Quantitative Structure–Property Relationships from Experiments for CH₄ Storage and Delivery by Metal–Organic Frameworks

Quantitative structure–property relationships (QSPRs) can be applied to metal–organic frameworks (MOFs) to allow for reasonable estimates to be made of the CH₄ storage performance. QSPRs are available for CH₄ storage of MOFs, but these were obtained from Grand Canonical Monte Carlo (GCMC) simulations which have come under scrutiny and of which the accuracy has been questioned. Here, QSPRs were developed from experimental data and insights are provided on how to improve storage and deliverable CH₄ storage capacity based on material properties. Physical properties of MOFs, such as density, pore volume, and largest cavity diameter (LCD), and their significance for CH₄ storage capacity were assessed. One relationship that was found is that CH₄ gravimetric storage capacity is directly proportional to Brunauer–Emmett–Teller (BET) surface area (r² > 90%). The QSPRs demonstrated the effect of van der Waals forces involved in CH₄ adsorption.

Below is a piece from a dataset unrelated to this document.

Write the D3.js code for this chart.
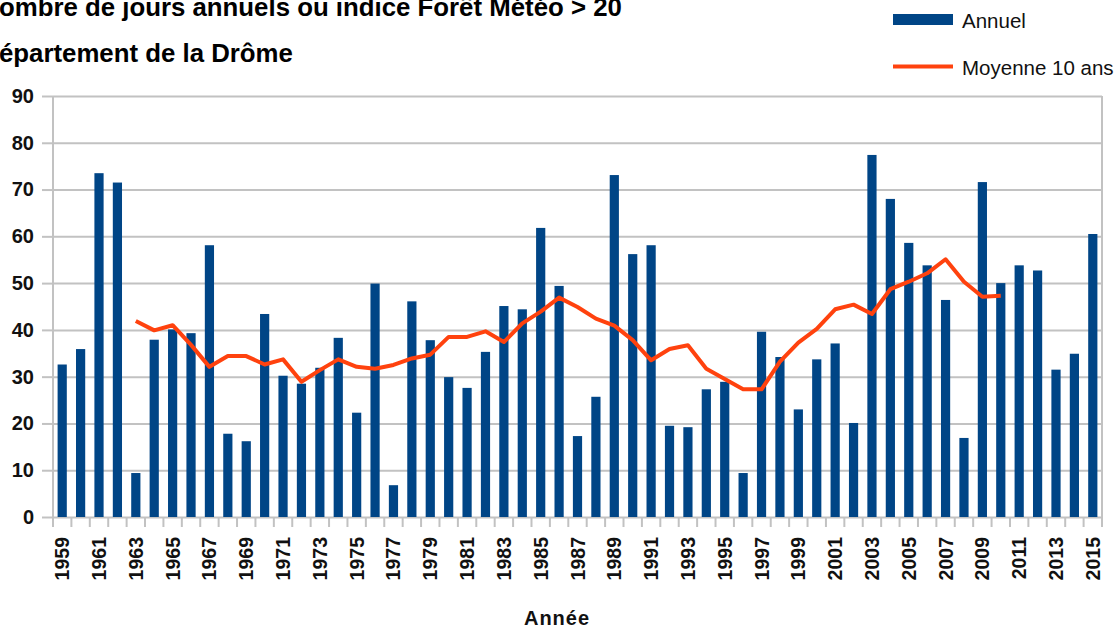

An assessment was made of the accuracy of QSPRs made by GCMC as compared to QSPRs derived from experimental data. Guidelines are provided for optimal design of MOFs, including density and pore volume. With the recent achievement of the gravimetric 2012 DOE CH₄ storage target, the QSPRs presented here may allow for the prediction of structural descriptors for CH₄ storage capacity and delivery.